THE FRONT ROW with MARK NELKE: Zags depth; be careful what you wish for; and motivation
If the Zags win the national title this year — if the season even lasts long enough for them to even play in one — all you have to do is look at what happened in Wednesday night's comeback win over West Virginia as an example of the embarrassment of riches, talent-wise, in Zagville.
The starting point guard, a true freshman who considered turning pro right out of high school, goes down early in the game with a lower leg injury.
He is replaced by the backup point guard, a transfer who started 67 games in his first two college seasons, at an SEC school.
And if something happened to him, the next option at point guard is a grad transfer who started two full seasons at his previous stop at a Division I school before suffering a broken hand early in his senior season, then securing a medical redshirt.
How many college teams can boast that kind of depth?
SEAHAWK FANS, no doubt through the years you have wished your offensive and defensive coordinators would be courted by other teams.
Please, take another job. Please!
Maybe not so much this season, with your Seahawks being Super Bowl contenders — if the head coach doesn't get in the way.
In San Francisco — actually, in Santa Clara, but these days temporarily located in Glendale, Ariz. — our defensive coordinator, Robert Saleh, has been mentioned in recent years any time a head coaching job comes open.
The most recent head coaching job opening is with the Detroit Lions.

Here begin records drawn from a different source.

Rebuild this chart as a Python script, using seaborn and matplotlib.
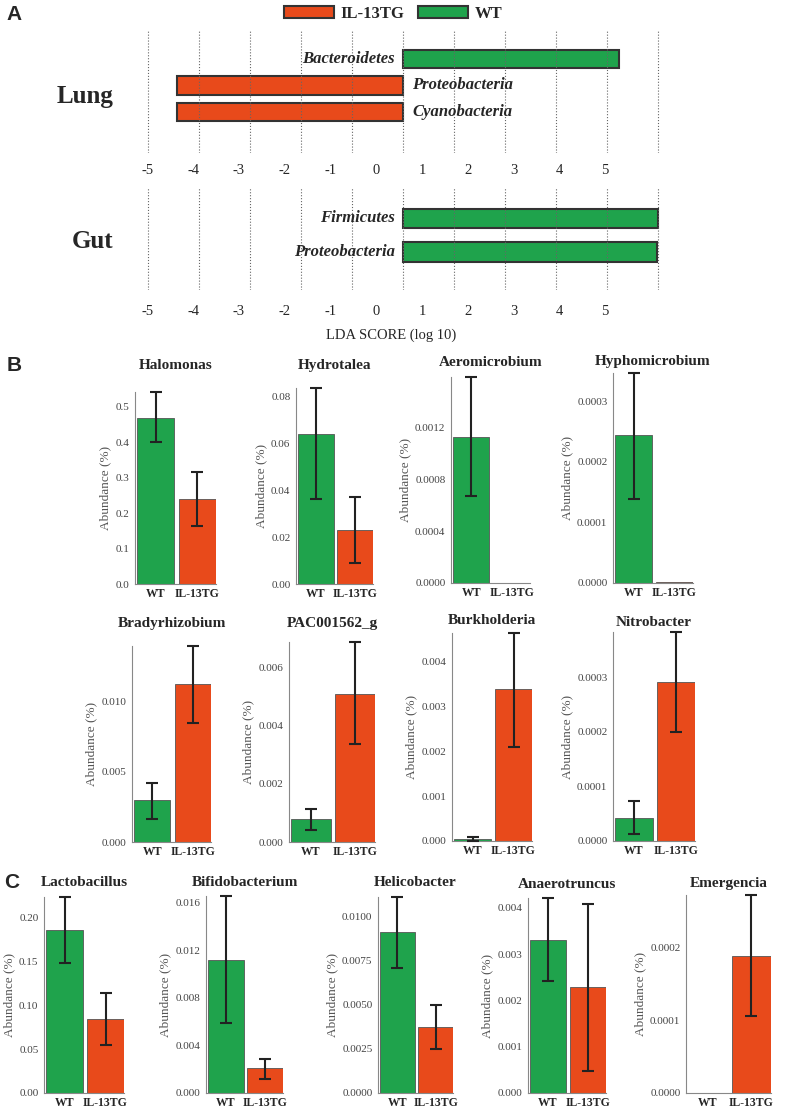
import numpy as np
import pandas as pd
import matplotlib
matplotlib.use("Agg")
import matplotlib.pyplot as plt
import seaborn as sns
from matplotlib.patches import Patch

# ---- data ----
group_colors = {"IL-13TG": "#E84A1B", "WT": "#1FA34C"}

lung_taxa = ["Bacteroidetes", "Proteobacteria", "Cyanobacteria"]
lung_group = ["WT", "IL-13TG", "IL-13TG"]
lung_lda = [4.24, -4.43, -4.43]

gut_taxa = ["Firmicutes", "Proteobacteria"]
gut_group = ["WT", "WT"]
gut_lda = [5.0, 4.98]

lda_tick_labels = [-5, -4, -3, -2, -1, 0, 1, 2, 3, 4, 5]

b_genera = ["Halomonas", "Hydrotalea", "Aeromicrobium", "Hyphomicrobium",
            "Bradyrhizobium", "PAC001562_g", "Burkholderia", "Nitrobacter"]
b_wt_mean = [0.469, 0.0639, 0.00113, 0.000244, 0.00298, 0.000786, 0.000045, 0.000043]
b_wt_low = [0.400, 0.0364, 0.000673, 0.000138, 0.00164, 0.000405, 0.00001, 0.000012]
b_wt_high = [0.542, 0.0836, 0.001593, 0.000347, 0.00424, 0.00114, 0.0001, 0.000073]
b_tg_mean = [0.240, 0.0229, 0.000003, 0.000001, 0.01124, 0.0051, 0.00338, 0.000292]
b_tg_low = [0.164, 0.0091, 0.000003, 0.000001, 0.00852, 0.00335, 0.0021, 0.000200]
b_tg_high = [0.316, 0.0369, 0.000003, 0.000001, 0.01398, 0.00687, 0.00464, 0.000383]
b_yticks = [
    ["0.0", "0.1", "0.2", "0.3", "0.4", "0.5"],
    ["0.00", "0.02", "0.04", "0.06", "0.08"],
    ["0.0000", "0.0004", "0.0008", "0.0012"],
    ["0.0000", "0.0001", "0.0002", "0.0003"],
    ["0.000", "0.005", "0.010"],
    ["0.000", "0.002", "0.004", "0.006"],
    ["0.000", "0.001", "0.002", "0.003", "0.004"],
    ["0.0000", "0.0001", "0.0002", "0.0003"],
]

c_genera = ["Lactobacillus", "Bifidobacterium", "Helicobacter", "Anaerotruncus", "Emergencia"]
c_wt_mean = [0.1856, 0.01122, 0.0091, 0.003315, 0.0000005]
c_wt_low = [0.1477, 0.00592, 0.0071, 0.002414, 0.0000005]
c_wt_high = [0.2235, 0.01656, 0.0111, 0.004216, 0.0000005]
c_tg_mean = [0.0848, 0.00207, 0.00372, 0.002292, 0.0001885]
c_tg_low = [0.0553, 0.00117, 0.00247, 0.000483, 0.0001057]
c_tg_high = [0.1136, 0.00288, 0.00498, 0.004094, 0.0002726]
c_yticks = [
    ["0.00", "0.05", "0.10", "0.15", "0.20"],
    ["0.000", "0.004", "0.008", "0.012", "0.016"],
    ["0.0000", "0.0025", "0.0050", "0.0075", "0.0100"],
    ["0.000", "0.001", "0.002", "0.003", "0.004"],
    ["0.0000", "0.0001", "0.0002"],
]

# ---- layout (pixels) ----
W, H = 787, 1113
b_boxes = [(135, 216, 392, 584), (296, 373, 388, 584), (451, 530, 377, 583), (613, 693, 373, 583),
           (132, 211, 646, 842), (289, 375, 642, 842), (452, 532, 633, 841), (613, 695, 632, 841)]
b_title_y = [365, 365, 363, 361, 623, 623, 621, 622]
c_boxes = [(44, 124, 897, 1093), (206, 283, 896, 1093), (378, 453, 897, 1093),
           (528, 606, 898, 1093), (686, 771, 895, 1093)]
c_title_y = [883, 883, 883, 884, 884]

sns.set_style("white")
plt.rcParams["font.family"] = "serif"
plt.rcParams["font.serif"] = ["Liberation Serif", "DejaVu Serif"]

fig = plt.figure(figsize=(W / 100, H / 100), dpi=100)


def px_axes(left, right, top, bottom):
    return fig.add_axes([left / W, 1 - bottom / H, (right - left) / W, (bottom - top) / H])


def fx(x):
    return x / W


def fy(y):
    return 1 - y / H


# ---- panel A ----
grid_step = 51.0
zero_px = 403.0


def lda_panel(top, bottom, taxa, groups, scores, ylim, bar_w, tick_pad):
    ax = px_axes(zero_px - 5.3 * grid_step, zero_px + 5.3 * grid_step, top, bottom)
    df = pd.DataFrame({"taxon": taxa, "group": groups, "lda": scores})
    sns.barplot(
        data=df, x="lda", y="taxon", hue="group", order=taxa,
        palette=group_colors, dodge=False, width=bar_w, saturation=1,
        edgecolor="#333333", linewidth=1.5, legend=False, orient="h", ax=ax
    )
    for g in range(-5, 6):
        ax.axvline(g, color="#666666", linestyle=":", linewidth=0.8, zorder=3)
    for i, (t, s) in enumerate(zip(taxa, scores)):
        if s > 0:
            ax.text(-0.16, i, t, ha="right", va="center", fontsize=12,
                    fontweight="bold", fontstyle="italic")
        else:
            ax.text(0.18, i, t, ha="left", va="center", fontsize=12,
                    fontweight="bold", fontstyle="italic")
    ax.set_xlim(-5.3, 5.3)
    ax.set_ylim(*ylim)
    # tick labels sit on their own (slightly narrower) scale, as in the source figure
    tick_pos = [(v * 45.75 + 376.25 - zero_px) / grid_step for v in lda_tick_labels]
    ax.set_xticks(tick_pos, [str(v) for v in lda_tick_labels])
    ax.set_yticks([])
    ax.tick_params(axis="x", length=0, pad=tick_pad, labelsize=10.5)
    ax.set_xlabel("")
    ax.set_ylabel("")
    for sp in ax.spines.values():
        sp.set_visible(False)
    ax.patch.set_alpha(0)
    return ax


lda_panel(30, 153, lung_taxa, lung_group, lung_lda, (3.547, -1.094), 0.68, 8)
lda_panel(188, 290, gut_taxa, gut_group, gut_lda, (2.134, -0.91), 0.57, 11)

fig.text(fx(113), fy(97), "Lung", ha="right", va="center", fontsize=18, fontweight="bold")
fig.text(fx(113), fy(242), "Gut", ha="right", va="center", fontsize=18, fontweight="bold")
fig.text(fx(391), fy(335), "LDA SCORE (log 10)", ha="center", va="center", fontsize=10.5)

handles = [Patch(facecolor=group_colors[g], edgecolor="#333333", linewidth=1.5) for g in ["IL-13TG", "WT"]]
fig.legend(handles, ["IL-13TG", "WT"], loc="center", bbox_to_anchor=(fx(393), fy(14)),
           ncol=2, frameon=False, handlelength=3.0, handleheight=0.75, columnspacing=0.8,
           handletextpad=0.4, prop={"weight": "bold", "size": 12, "family": "serif"})


# ---- panels B and C ----
def abundance_panel(box, title, title_y, wt, tg, ticks):
    ax = px_axes(*box)
    means = [wt[0], tg[0]]
    df = pd.DataFrame({"group": ["WT", "IL-13TG"], "value": means})
    sns.barplot(data=df, x="group", y="value", hue="group", palette=group_colors,
                width=0.9, saturation=1, edgecolor="#555555", linewidth=0.6,
                legend=False, ax=ax)
    lows = [means[0] - wt[1], means[1] - tg[1]]
    highs = [wt[2] - means[0], tg[2] - means[1]]
    show = [k for k in range(2) if highs[k] > 0]
    if show:
        cont = ax.errorbar(show, [means[k] for k in show],
                           yerr=[[lows[k] for k in show], [highs[k] for k in show]],
                           fmt="none", ecolor="#222222", elinewidth=1.5,
                           capsize=4, capthick=1.5, zorder=4)
        for art in cont.get_children():
            art.set_clip_on(False)
    ax.set_xlim(-0.5, 1.45)
    ax.set_ylim(0, max(wt[2], tg[2]))
    ax.set_yticks([float(t) for t in ticks], ticks)
    ax.tick_params(axis="y", length=2.5, width=0.8, color="#888888", pad=1.5,
                   labelsize=8, labelcolor="#444444")
    ax.tick_params(axis="x", length=0, pad=3, labelsize=8.5)
    for lab in ax.get_xticklabels():
        lab.set_fontweight("bold")
    ax.set_xlabel("")
    ax.set_ylabel("Abundance (%)", fontsize=9.5, color="#555555", labelpad=3)
    for sp in ["top", "right"]:
        ax.spines[sp].set_visible(False)
    for sp in ["left", "bottom"]:
        ax.spines[sp].set_color("#888888")
        ax.spines[sp].set_linewidth(0.8)
    cx = (box[0] + box[1]) / 2
    fig.text(fx(cx), fy(title_y), title, ha="center", va="center",
             fontsize=11, fontweight="bold")


for i, name in enumerate(b_genera):
    abundance_panel(b_boxes[i], name, b_title_y[i],
                    (b_wt_mean[i], b_wt_low[i], b_wt_high[i]),
                    (b_tg_mean[i], b_tg_low[i], b_tg_high[i]), b_yticks[i])

for i, name in enumerate(c_genera):
    abundance_panel(c_boxes[i], name, c_title_y[i],
                    (c_wt_mean[i], c_wt_low[i], c_wt_high[i]),
                    (c_tg_mean[i], c_tg_low[i], c_tg_high[i]), c_yticks[i])

for lab, x, y in [("A", 14, 15), ("B", 14, 365), ("C", 12, 883)]:
    fig.text(fx(x), fy(y), lab, ha="center", va="center", fontsize=15,
             fontweight="bold", family="Liberation Sans")

fig.savefig("out.png", dpi=100)
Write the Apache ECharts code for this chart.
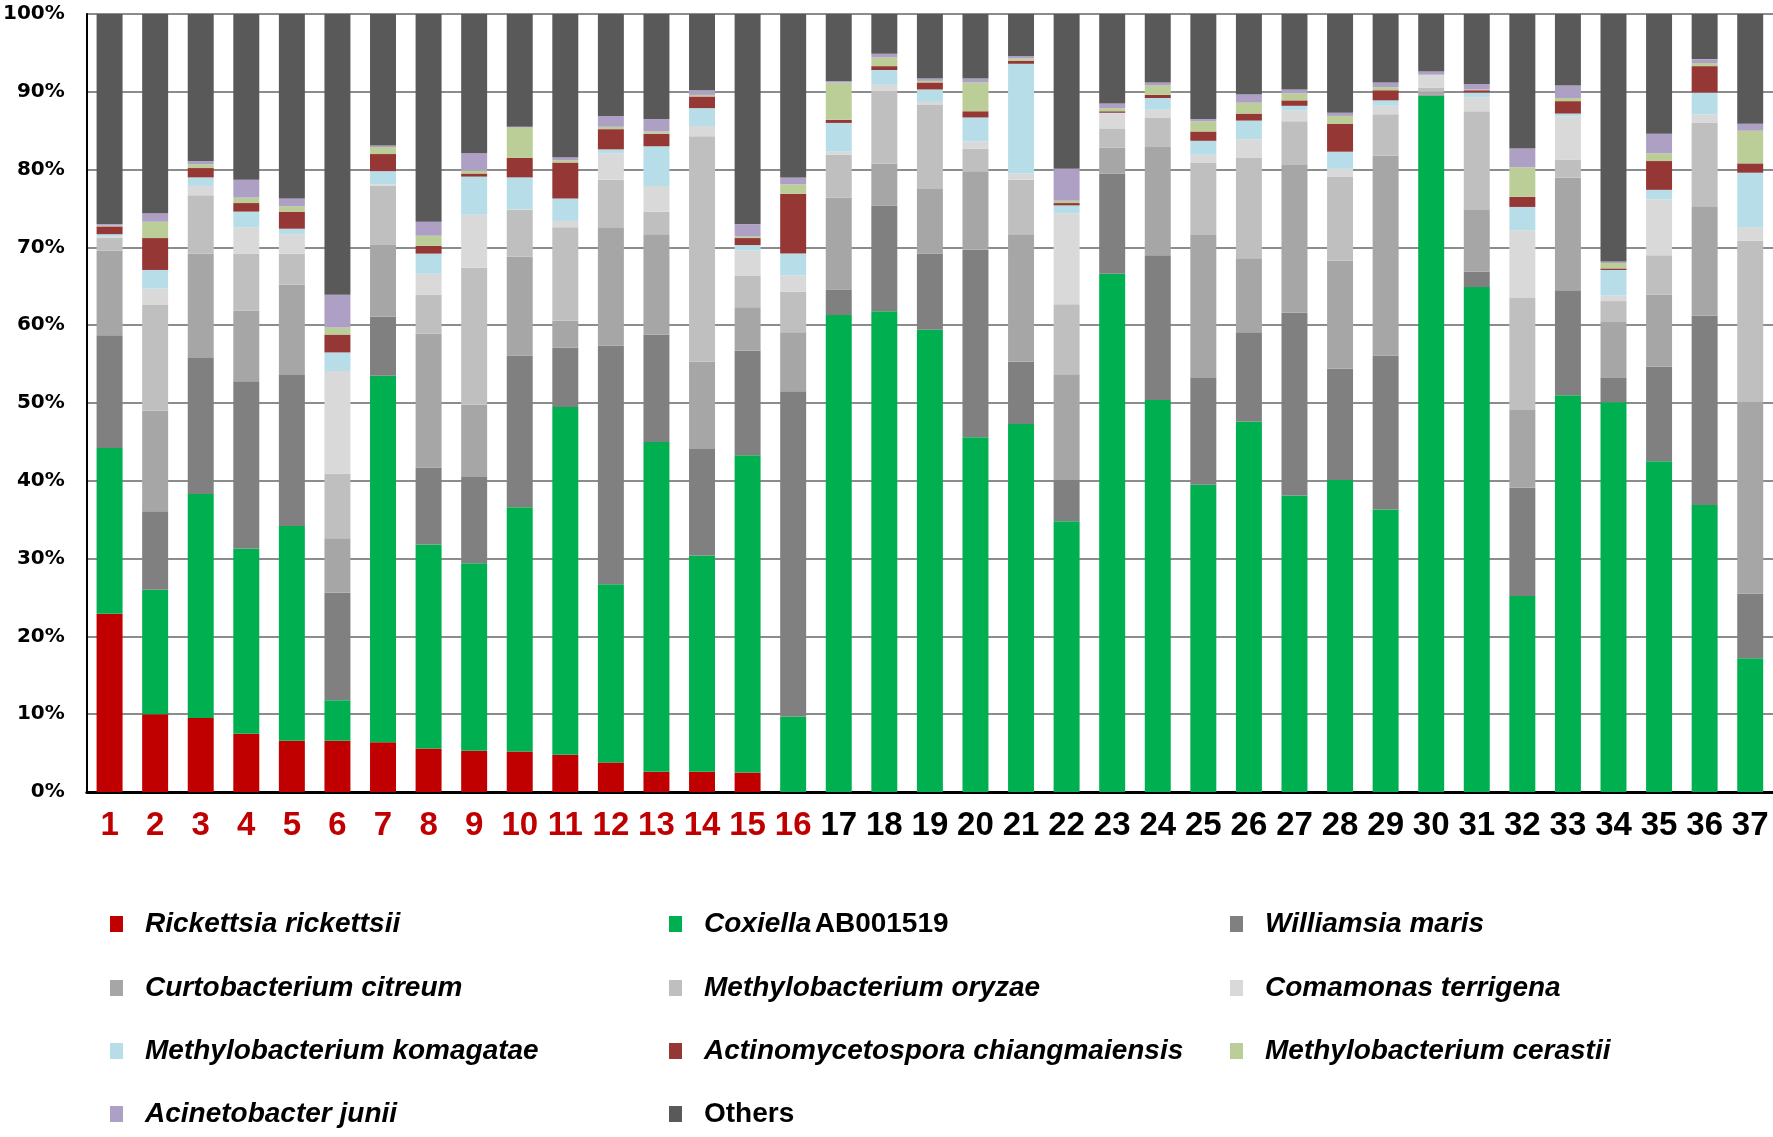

My first thought — why would anybody wish that headache on him? What has he done to deserve that disaster?
That would be like being assigned as captain of the Titanic. Or given the keys to a car which has had its brake lines cut. Or handed a ticking time bomb.
Or ...
The Lions are where promising young coaches go to be fired. Sure, some of these coaches are then forgiven for what happened in Detroit — after all, it is the Lions — and they re-surface as coordinators again, with other NFL teams.
But usually not with the team they left so they could suffer for a few years in the Motor City.
The higher-profile job and the much-higher pay would be nice for Saleh, but that would likely be the end of him with the 49ers, coaching up an undermanned defense to the point where it can keep us in games, providing opportunities for our undermanned offense and the equally skillful scheming of our head coach.
Unless there's a DC opening back in the Bay, in a few seasons.
MICHAEL JORDAN, he of the 10-part documentary that helped get us through the COVID-19 pandemic this spring, used to take any kind of slight — perceived or otherwise — as motivation.
Sounds like DK Metcalf, the beastly receiver for the Seattle Seahawks, might be doing the same thing.
After going off on the Philadelphia Eagles to the tune of 10 catches for 177 yards in a 23-17 Seattle victory, the second-year Seahawk, who has already emerged as one of the top wideouts in the league, said he was motivated by a pregame conversation with Eagles defensive coordinator Jim Schwartz.
“I’m getting a little respect, but you know I still got work to do. One of the defensive coaches came up to me and it kind of made me mad that he was like, ‘You know, I was in Detroit with Megatron but you’re not there yet,’” Metcalf said, in the game story from The Associated Press. “In my mind, I’m not trying to be Megatron. I’m trying to be me. So I had a little chip on my shoulder the whole game.”
Schwartz, speaking with reporters in Philadelphia on Wednesday, remembered the conversation differently.
“In my mind, it’s a little bit funny," Schwartz, a former coach of the Detroit Lions, was quoted as saying. "Any time you even speak somebody’s name in the same sentence as Calvin Johnson, I don’t know how you could take offense to that. I tried to pay the guy a compliment, told him I saw his story and knew he had overcome an injury and said he’s a hard worker. I said he reminds me a little bit of Calvin and congratulated him after the game. At the time he told me, ‘Hey thanks coach, that means a lot to me.'”
Somewhere in the middle is probably the truth, but it's hard to imagine a veteran coach such as Schwartz — unless he was irreparably harmed by his five-year stint as Lions head coach — approaching an opposing player before a game to provide him motivation.
Like the Seahawks needed extra incentive to beat the lowly Eagles anyway.
But hey, whatever gets you fired up.